Boston rose to running the fourth-most isolation plays (10.1) per game from ninth (8.8) last season, while shifting to a massive increase in their post-up frequency, utilizing it on 8.1 possessions each night (3rd) compared to 3.1 (24th). The Celtics’ two losses dropped their ISO efficiency from 1.25 points per possession to 1.01 PPP (T-8th), still a marked improvement over last year (0.91 PPP, 16th), indicative of how they’re attacking mismatches, but also reflecting a stagnant effort on Monday in particular. The Wolves outscored the Celtics by 5.5 points per 100 possessions in crunch time and held Boston’s offense to 89.5 points per 100.
“We spaced (Rudy) Gobert a little bit and they went to the hedge with (Mike) Conley,” Mazzulla noticed on Monday. “We were running our offense a little bit further than we would like to. I think their activity and their ability not to get screened slowed our offense down. [Anthony] Edwards was in foul trouble and we tried to isolate him and I thought he did a good job defending us … they had high, active hands … their overall pressure bothered us on the offensive end.”
The game slowing down late also cut down the Celtics’ transition success that drove a significant part of the team’s early offensive success. Boston fell to eighth with 21.3 transition runs per game after Minnesota, scoring a staggering 1.21 PPP (7th) on them while shooting 55.5%. The Wolves and Sixers held the Celtics off the offensive glass, an area Boston dominated (32.6 OREB%, 3rd) until those games (26.1 OREB% last two, 22nd).
In the half court — creating 99.5 points per 100 plays (10th) — they’re down sharply from their 103.4 points per 100 in 22-23. The Celtics spent more time in the half court (78.8% of plays), perhaps part to blame as they seek answers to past problems with new personnel. They haven’t utilized the passing game to do so, though.
This week, Boston fell to 29th in total passes and 25th in assists (23.7 per game), long a staple for the Celtics’ flexible offense (18th in passes, 7th in assists in 2023).
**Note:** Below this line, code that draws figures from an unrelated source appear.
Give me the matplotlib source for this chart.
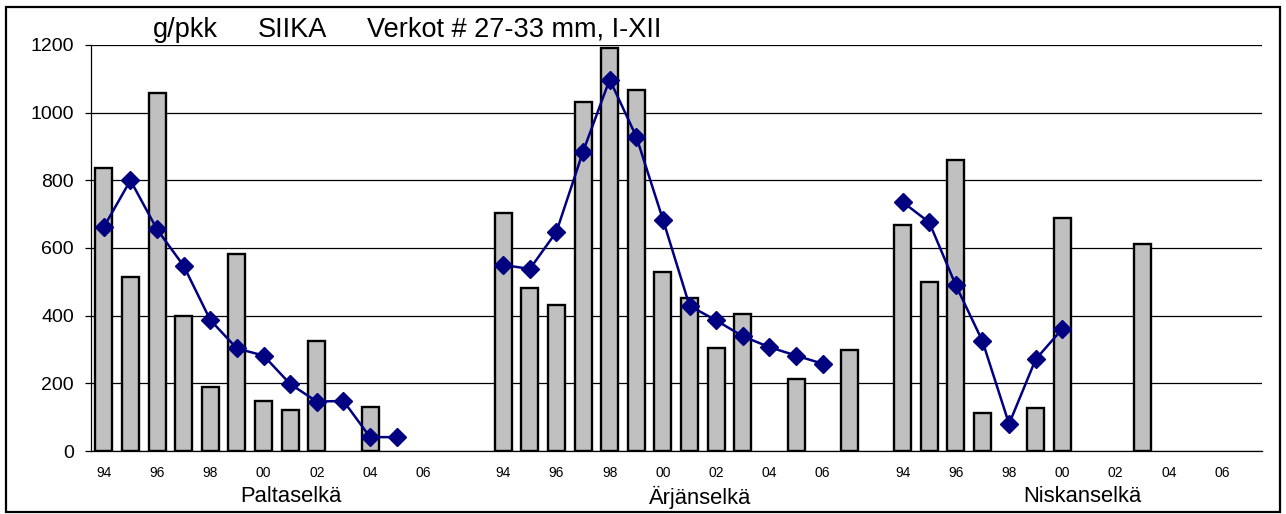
import numpy as np
import matplotlib.pyplot as plt
import matplotlib.transforms as mtransforms
from matplotlib.patches import Rectangle

plt.rcParams['font.family'] = ['Liberation Sans', 'DejaVu Sans']

nan = np.nan

# years per lake, 94..07 (07 only unlabeled)
years = ["94", "", "96", "", "98", "", "00", "", "02", "", "04", "", "06", ""]
lakes = ["Paltaselkä", "Ärjänselkä", "Niskanselkä"]

palta_bars = [835, 514, 1057, 400, 188, 581, 148, 121, 324, nan, 130, nan, nan, nan]
palta_line = [662, 800, 655, 547, 387, 303, 282, 198, 146, 148, 41, 41, nan, nan]

arjan_bars = [704, 481, 432, 1031, 1191, 1068, 530, 452, 305, 405, nan, 213, nan, 300]
arjan_line = [550, 538, 648, 885, 1098, 929, 684, 429, 386, 339, 307, 282, 258, nan]

niskan_bars = [668, 500, 861, 113, nan, 126, 688, nan, nan, 612, nan, nan, nan, nan]
niskan_line = [736, 676, 490, 325, 80, 271, 361, nan, nan, nan, nan, nan, nan, nan]

# one blank category between lakes
bars = palta_bars + [nan] + arjan_bars + [nan] + niskan_bars
line = palta_line + [nan] + arjan_line + [nan] + niskan_line
labels = years + [""] + years + [""] + years
x = np.arange(len(bars))

W, H = 1286, 514
fig = plt.figure(figsize=(W / 100, H / 100), dpi=100)
ax = fig.add_axes([90.5 / W, 1 - 451 / H, (1262 - 90.5) / W, (451 - 45) / H])

ax.bar(x, bars, width=0.64, color='#C0C0C0', edgecolor='black', linewidth=1.7, zorder=2)
ax.plot(x, line, color='#000080', linewidth=1.8, marker='D', markersize=9, zorder=3)

ax.set_xlim(-0.5, len(bars) - 0.5)
ax.set_ylim(0, 1200)
ax.set_yticks(range(0, 1201, 200))
ax.yaxis.grid(True, color='black', linewidth=0.9, zorder=0)
ax.set_axisbelow(True)
ax.tick_params(axis='y', labelsize=14, length=4, width=0.9, pad=8)

xt = [i for i, l in enumerate(labels) if l]
ax.set_xticks(xt)
ax.set_xticklabels([labels[i] for i in xt], fontsize=10)
ax.tick_params(axis='x', length=0, pad=11)

for s in ['top', 'right']:
    ax.spines[s].set_visible(False)
ax.spines['left'].set_linewidth(0.9)
ax.spines['bottom'].set_linewidth(0.9)

# lake names under the axis
trans = mtransforms.blended_transform_factory(ax.transData, fig.transFigure)
for pos, name in zip([7.04, 22.4, 36.75], lakes):
    ax.text(pos, 1 - 497 / H, name, transform=trans, ha='center', va='center', fontsize=15.8)

# title pieces
for px, txt in [(153, "g/pkk"), (258, "SIIKA"), (367, "Verkot # 27-33 mm, I-XII")]:
    fig.text(px / W, 1 - 37 / H, txt, ha='left', va='baseline', fontsize=19.5)

# chart border
fig.patches.append(Rectangle((6 / W, 1 - 512 / H), (1280 - 6) / W, (512 - 7) / H,
                             transform=fig.transFigure, fill=False,
                             edgecolor='black', linewidth=1.6))

fig.savefig('out.png', dpi=100)
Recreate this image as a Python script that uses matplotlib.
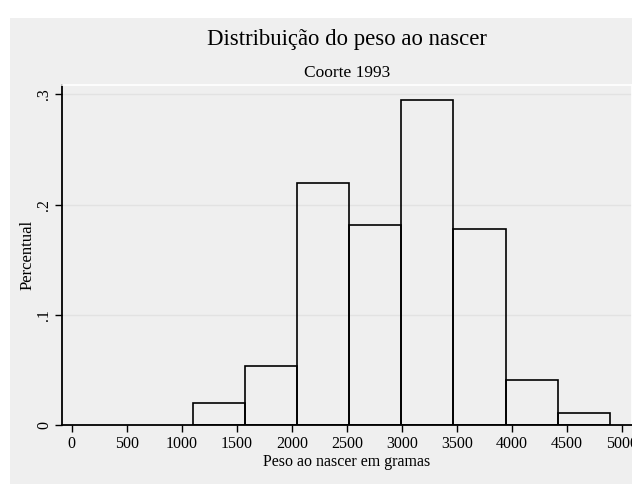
# Import libraries
import numpy as np
import matplotlib.pyplot as plt
from matplotlib.patches import Rectangle

# Histogram data: bin edges in grams and fraction of births in each bin
bin_edges = [1100, 1574, 2048, 2522, 2996, 3470, 3944, 4418, 4892]
fractions = [0.0202, 0.0533, 0.2196, 0.1815, 0.2949, 0.1776, 0.0411, 0.0112]

# Axis ticks
x_ticks = [0, 500, 1000, 1500, 2000, 2500, 3000, 3500, 4000, 4500, 5000]
y_ticks = [0, 0.1, 0.2, 0.3]
y_tick_labels = ["0", ".1", ".2", ".3"]

bg = "#EFEFEF"
plt.rcParams["font.family"] = ["Liberation Serif", "DejaVu Serif"]

fig = plt.figure(figsize=(6.32, 4.84), dpi=100, facecolor="white")
# Gray graph region (white margin on left and top like the original export)
fig.patches.append(Rectangle((10 / 632, 0), 1, 1 - 18 / 484, transform=fig.transFigure,
                             facecolor=bg, edgecolor="none", zorder=-10))

ax = fig.add_axes([61.7 / 632, 59 / 484, (632 - 61.7) / 632, 340 / 484])
ax.set_facecolor(bg)

# Draw bars
widths = np.diff(bin_edges)
ax.bar(bin_edges[:-1], fractions, width=widths, align="edge",
       facecolor="none", edgecolor="black", linewidth=1.2, zorder=3)

ax.set_xlim(-92, 5093)
ax.set_ylim(0, 0.3085)

# Grid lines
for y in y_ticks[1:]:
    ax.axhline(y, color="#E2E2E2", linewidth=1, zorder=1)

ax.set_xticks(x_ticks)
ax.set_xticklabels([str(v) for v in x_ticks], fontsize=11.5)
ax.set_yticks(y_ticks)
ax.set_yticklabels(y_tick_labels, fontsize=11.5, rotation=90, va="center")
ax.tick_params(axis="both", direction="out", length=5, width=1, color="black")
ax.tick_params(axis="x", pad=3)
ax.tick_params(axis="y", pad=2)

for side in ["top", "right"]:
    ax.spines[side].set_color("white")
    ax.spines[side].set_linewidth(1.2)
for side in ["left", "bottom"]:
    ax.spines[side].set_color("black")
    ax.spines[side].set_linewidth(1.3)

ax.set_xlabel("Peso ao nascer em gramas", fontsize=11.5, labelpad=1)
ax.set_ylabel("Percentual", fontsize=12, labelpad=0.5)

# Title and subtitle
fig.text(347 / 632, 1 - 39 / 484, "Distribuição do peso ao nascer",
         ha="center", va="center", fontsize=16.4)
fig.text(347 / 632, 1 - 73 / 484, "Coorte 1993", ha="center", va="center", fontsize=12.5)

plt.savefig("out.png", dpi=100, facecolor=fig.get_facecolor())
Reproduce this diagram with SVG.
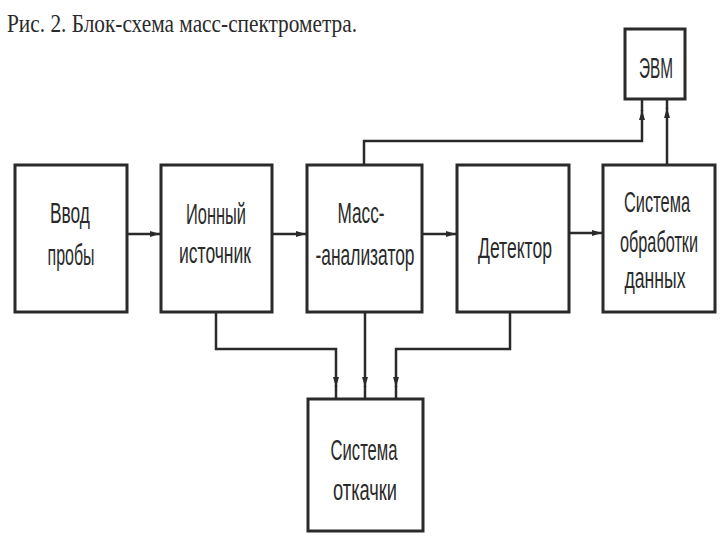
<svg xmlns="http://www.w3.org/2000/svg" width="720" height="540" viewBox="0 0 720 540">
<defs>
<marker id="ah" viewBox="0 0 10 6" refX="10" refY="3" markerWidth="10" markerHeight="6" markerUnits="userSpaceOnUse" orient="auto">
<path d="M0,0 L10,3 L0,6 Z" fill="#2a2a2a"/>
</marker>
</defs>
<style>
.box{fill:#fff;stroke:#2a2a2a;stroke-width:3}
.lbl{font-family:"Liberation Sans Narrow","Liberation Sans",Arial,sans-serif;font-size:22px;fill:#2a2a2a;text-anchor:middle}
.sm{font-size:19px}
.ttl{font-family:"Liberation Serif","Times New Roman",serif;font-size:26px;fill:#2a2a2a}
.c{fill:none;stroke:#2a2a2a;stroke-width:2.5}
</style>
<rect width="720" height="540" fill="#fff"/>
<text class="ttl" x="7" y="32" textLength="350" lengthAdjust="spacingAndGlyphs">Рис. 2. Блок-схема масс-спектрометра.</text>
<g id="connectors">
<path class="c" d="M127 234 H160" marker-end="url(#ah)"/>
<path class="c" d="M272 234 H306" marker-end="url(#ah)"/>
<path class="c" d="M422 234 H456" marker-end="url(#ah)"/>
<path class="c" d="M569 233 H602" marker-end="url(#ah)"/>
<path class="c" d="M364 165 V141 H642 V110" marker-end="url(#ah)"/>
<path class="c" d="M642 111 V99"/>
<path class="c" d="M667 165 V108" marker-end="url(#ah)"/>
<path class="c" d="M667 109 V99"/>
<path class="c" d="M216 313 V349 H336 V387" marker-end="url(#ah)"/>
<path class="c" d="M336 386 V399"/>
<path class="c" d="M365 313 V387" marker-end="url(#ah)"/>
<path class="c" d="M365 386 V399"/>
<path class="c" d="M510 313 V349 H396 V387" marker-end="url(#ah)"/>
<path class="c" d="M396 386 V399"/>
</g>
<g id="evm">
<rect class="box" x="625" y="29" width="60" height="70"/>
<text class="lbl" transform="translate(656,78) scale(1,1.35)" textLength="34" lengthAdjust="spacingAndGlyphs">ЭВМ</text>
</g>
<g id="vvod">
<rect class="box" x="15" y="165" width="112" height="147"/>
<text class="lbl" transform="translate(70,223) scale(1,1.35)" textLength="40" lengthAdjust="spacingAndGlyphs">Ввод</text>
<text class="lbl" transform="translate(71,265) scale(1,1.35)" textLength="47" lengthAdjust="spacingAndGlyphs">пробы</text>
</g>
<g id="ion">
<rect class="box" x="161" y="165" width="111" height="147"/>
<text class="lbl" transform="translate(216,224) scale(1,1.35)" textLength="60" lengthAdjust="spacingAndGlyphs">Ионный</text>
<text class="lbl" transform="translate(215,263) scale(1,1.35)" textLength="72" lengthAdjust="spacingAndGlyphs">источник</text>
</g>
<g id="mass">
<rect class="box" x="307" y="165" width="115" height="147"/>
<text class="lbl" transform="translate(361,223) scale(1,1.35)" textLength="47" lengthAdjust="spacingAndGlyphs">Масс-</text>
<text class="lbl" transform="translate(365,265) scale(1,1.35)" textLength="99" lengthAdjust="spacingAndGlyphs">-анализатор</text>
</g>
<g id="det">
<rect class="box" x="457" y="165" width="112" height="147"/>
<text class="lbl" transform="translate(515,258) scale(1,1.35)" textLength="74" lengthAdjust="spacingAndGlyphs">Детектор</text>
</g>
<g id="obr">
<rect class="box" x="603" y="165" width="112" height="147"/>
<text class="lbl" transform="translate(657,212) scale(1,1.35)" textLength="66" lengthAdjust="spacingAndGlyphs">Система</text>
<text class="lbl sm" transform="translate(659,252) scale(1,1.56)" textLength="78" lengthAdjust="spacingAndGlyphs">обработки</text>
<text class="lbl" transform="translate(655,288) scale(1,1.35)" textLength="61" lengthAdjust="spacingAndGlyphs">данных</text>
</g>
<g id="otk">
<rect class="box" x="308" y="399" width="115" height="132"/>
<text class="lbl" transform="translate(364,460) scale(1,1.35)" textLength="67" lengthAdjust="spacingAndGlyphs">Система</text>
<text class="lbl" transform="translate(365,500) scale(1,1.35)" textLength="64" lengthAdjust="spacingAndGlyphs">откачки</text>
</g>
</svg>
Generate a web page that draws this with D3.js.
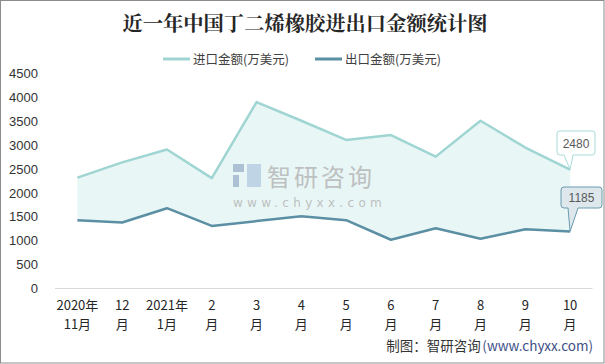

Matchup-hunting likely drove that dip, and it led to moments of enormous success through seven games. Boston ranks eighth with 118.1 points per 100 possessions when removing garbage time on Cleaning the Glass. That, too, slid from the top-five before recent losses.
That status also included blowout wins over the Wizards and Pacers, outliers in the small sample size. Derrick White’s absence for two games pulled in the other direction, eliminating the five-out starting lineup that scored 125.9 points per 100 in their first 72 minutes together (+37.3).
Isolation play often carries a negative connotation and Mazzulla admitted the team was seeking a balance between making an extra pass and aggressively attacking a mismatch in front of them. White’s absence on Monday allowed an opponent to effectively hedge away from bench players like Sam Hauser, Lamar Stevens and others to produce extra pressure against Kristaps Porzingis, Jaylen Brown and Jayson Tatum.
That forced them to make the extra pass they didn’t need last week. It’s the first wake-up call for this group, and a reminder that effortless offensive execution last fall faded into inconsistency by the spring. It’s early and Brooklyn and Toronto provide opportunities to reset after two difficult, defensively-sound opponents exposed some Celtics weaknesses.
Last year, it took much longer into December to begin seeing this group grow stagnant on offense. Monday’s loss looked like some of the scarier moments last year — only one loss, but a reminder that new personnel alone won’t solve connectivity issues. They can, however, create new challenges.
“We’ve played a certain type of way the past couple years,” Brown mentioned in Philadelphia. “We’ve switched up our play style, we’ve had a lot more empty corners, empty-side actions because that’s where our offense is headed. That’s familiarity, we’re used to being in the corner, but we’ve had those corners clear to take away the over-help. It’s been a newer offensive system, play-style adjustment, so that was maybe familiarity from how we played before.”